Le langage propre à la musique contemporaine fait encore peur, même aux musiciens les plus chevronnés. Mais si nous nous accordons à dire que l’Ensemble Intercontemporain, spécialiste en la matière ne peut être égalé, nous ne devons pas pour autant mettre à mal notre curiosité, notre connaissance et surtout la mission qui nous incombe de divulguer et de faciliter la compréhension de la musique d’aujourd’hui. Celle de l’Ensemble Intercontemporain est avant tout la Création. Créations souvent archivées si rapidement que l’on oublie qu’entre ces deux étapes, il en est une primordiale : le Jeu. Rejouer les œuvres, les expliquer, les faire connaitre …. Le Paradoxe se donne cette mission de découverte, de re-jeu pour les jeunes musiciens et pour le public.

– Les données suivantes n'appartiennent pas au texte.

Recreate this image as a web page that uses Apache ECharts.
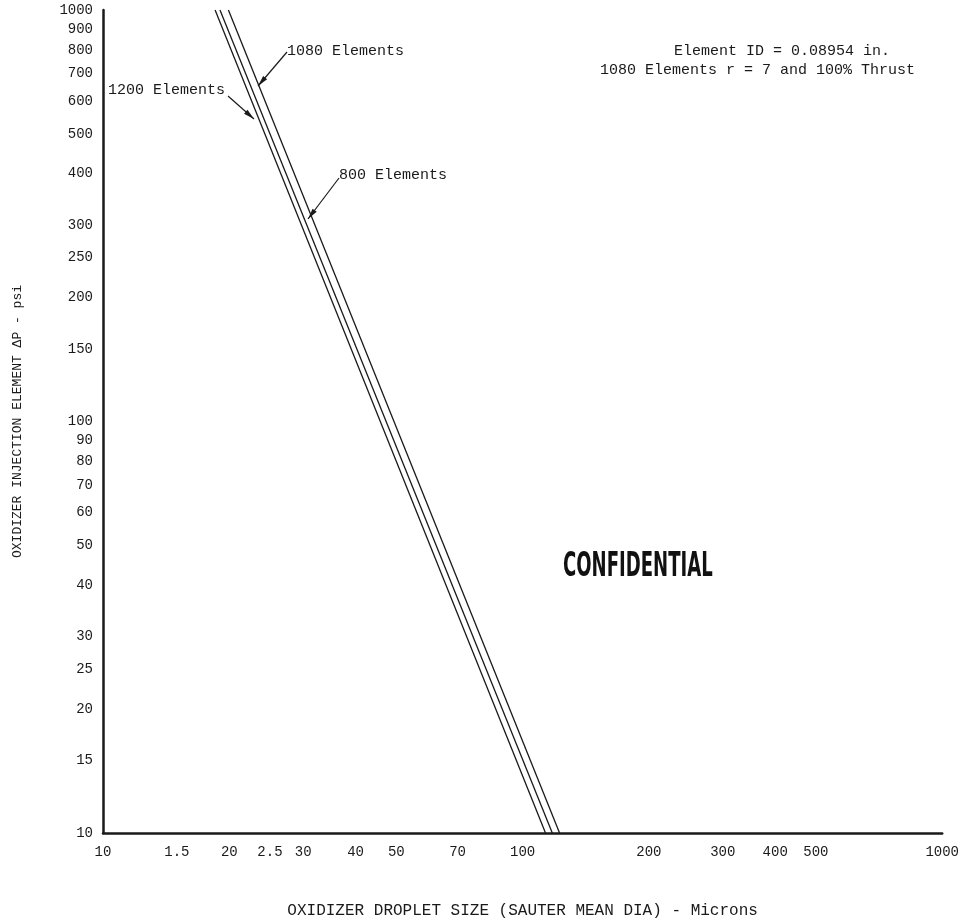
<!DOCTYPE html>
<html>
<head>
<meta charset="utf-8">
<script src="https://cdn.jsdelivr.net/npm/echarts@6/dist/echarts.min.js"></script>
<style>
html,body{margin:0;padding:0;background:#fff;}
#chart{width:962px;height:924px;}
</style>
</head>
<body>
<div id="chart"></div>
<script>
// ---- data ----
const pressurePsi = [1000, 10];            // y values at the two ends of each line
const size1200 = [18.5, 113.4];            // droplet size (microns) for 1200 elements
const size1080 = [19.0, 117.7];            // 1080 elements
const size800  = [19.9, 122.5];            // 800 elements

const xTickValues = [10, 15, 20, 25, 30, 40, 50, 70, 100, 200, 300, 400, 500, 1000];
const xTickLabels = ['10', '1.5', '20', '2.5', '30', '40', '50', '70', '100', '200', '300', '400', '500', '1000'];
const yTickValues = [10, 15, 20, 25, 30, 40, 50, 60, 70, 80, 90, 100, 150, 200, 250, 300, 400, 500, 600, 700, 800, 900, 1000];
const yTickLabels = ['10', '15', '20', '25', '30', '40', '50', '60', '70', '80', '90', '100', '150', '200', '250', '300', '400', '500', '600', '700', '800', '900', '1000'];

const seriesNames = ['1200 Elements', '1080 Elements', '800 Elements'];
const seriesSizes = [size1200, size1080, size800];

const FONT = '"Liberation Mono", "DejaVu Sans Mono", monospace';
const INK = '#1a1a1a';

function pairs(xs, ys) { return xs.map((x, i) => [x, ys[i]]); }

function arrow(x1, y1, x2, y2) {
  const dx = x2 - x1, dy = y2 - y1, L = Math.hypot(dx, dy);
  const ux = dx / L, uy = dy / L, px = -uy, py = ux;
  const len = 11, w = 2.6;
  const bx = x2 - ux * len, by = y2 - uy * len;
  return [
    { type: 'polyline', shape: { points: [[x1, y1], [x2, y2]] }, style: { stroke: INK, lineWidth: 1.2, fill: null }, silent: true },
    { type: 'polygon', shape: { points: [[x2, y2], [bx + px * w, by + py * w], [bx - px * w, by - py * w]] }, style: { fill: INK }, silent: true }
  ];
}

const chart = echarts.init(document.getElementById('chart'), null, { renderer: 'canvas' });

const option = {
  backgroundColor: '#ffffff',
  animation: false,
  grid: { left: 103, right: 19, top: 10, bottom: 80, containLabel: false },
  xAxis: {
    type: 'log', logBase: 10, min: 10, max: 1000,
    name: 'OXIDIZER DROPLET SIZE (SAUTER MEAN DIA) - Microns',
    nameLocation: 'middle', nameGap: 70,
    nameTextStyle: { fontFamily: FONT, fontSize: 16, color: INK },
    axisLine: { show: true, onZero: false, lineStyle: { color: INK, width: 2.5 } },
    axisTick: { show: false },
    splitLine: { show: false },
    minorTick: { show: false }, minorSplitLine: { show: false },
    axisLabel: {
      customValues: xTickValues,
      fontFamily: FONT, fontSize: 14, color: INK, margin: 12,
      formatter: v => { const i = xTickValues.findIndex(t => Math.abs(t - v) < 1e-6 * t); return i >= 0 ? xTickLabels[i] : ''; }
    }
  },
  yAxis: {
    type: 'log', logBase: 10, min: 10, max: 1000,
    name: 'OXIDIZER INJECTION ELEMENT \u0394P - psi',
    nameLocation: 'middle', nameGap: 79, nameRotate: 90,
    nameTextStyle: { fontFamily: FONT, fontSize: 13, color: INK },
    axisLine: { show: true, onZero: false, lineStyle: { color: INK, width: 2.5 } },
    axisTick: { show: false },
    splitLine: { show: false },
    minorTick: { show: false }, minorSplitLine: { show: false },
    axisLabel: {
      customValues: yTickValues,
      fontFamily: FONT, fontSize: 14, color: INK, margin: 10,
      formatter: v => { const i = yTickValues.findIndex(t => Math.abs(t - v) < 1e-6 * t); return i >= 0 ? yTickLabels[i] : ''; }
    }
  },
  series: seriesNames.map((name, k) => ({
    name: name,
    type: 'line',
    data: pairs(seriesSizes[k], pressurePsi),
    showSymbol: false,
    symbol: 'none',
    clip: false,
    lineStyle: { color: INK, width: 1.3 },
    silent: true
  })),
  graphic: [
    { type: 'text', left: 287, top: 44, style: { text: '1080 Elements', font: '15px ' + FONT, fill: INK } },
    ...arrow(287, 52, 258, 86),
    { type: 'text', left: 108, top: 83, style: { text: '1200 Elements', font: '15px ' + FONT, fill: INK } },
    ...arrow(228, 96, 254, 119),
    { type: 'text', left: 339, top: 168, style: { text: '800 Elements', font: '15px ' + FONT, fill: INK } },
    ...arrow(339, 178, 308, 219),
    { type: 'text', left: 674, top: 44, style: { text: 'Element ID = 0.08954 in.', font: '15px ' + FONT, fill: INK } },
    { type: 'text', left: 600, top: 63, style: { text: '1080 Elements r = 7 and 100% Thrust', font: '15px ' + FONT, fill: INK } },
    { type: 'text', left: 563, top: 550, scaleX: 0.59, style: { text: 'CONFIDENTIAL', font: 'bold 34px "DejaVu Sans Condensed", "DejaVu Sans", sans-serif', fill: '#111' } }
  ]
};

chart.setOption(option);
</script>
</body>
</html>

Le Groupe Orchestral « Le Paradoxe » propose de changer la forme du concert, afin de faciliter la rencontre entre les œuvres contemporaines et le public. Ainsi, nous ne parlerons plus de concerts mais plutôt de « Moments », mot sans doute inspiré par l’œuvre éponyme de Stockhausen. Des moments thématiques qui permettront de se pencher précisément sur une technique d’écriture, sur l’utilisation de dispositifs électroniques ou encore sur la création de nouveaux instruments … Des moments courts, autour de 60 à 70 minutes dans lesquels il n’y aura qu’environ 40 minutes de musique. Des moments d’échange enfin, durant lesquels nous prendrons le temps du partage, de l’interaction, du débat avec le public. C’est ainsi que nous proposerons des moments « pour les grands” « pour les petits », « pour les scolaires », « en famille », durant lesquels l’échange occupera une place fondamentale.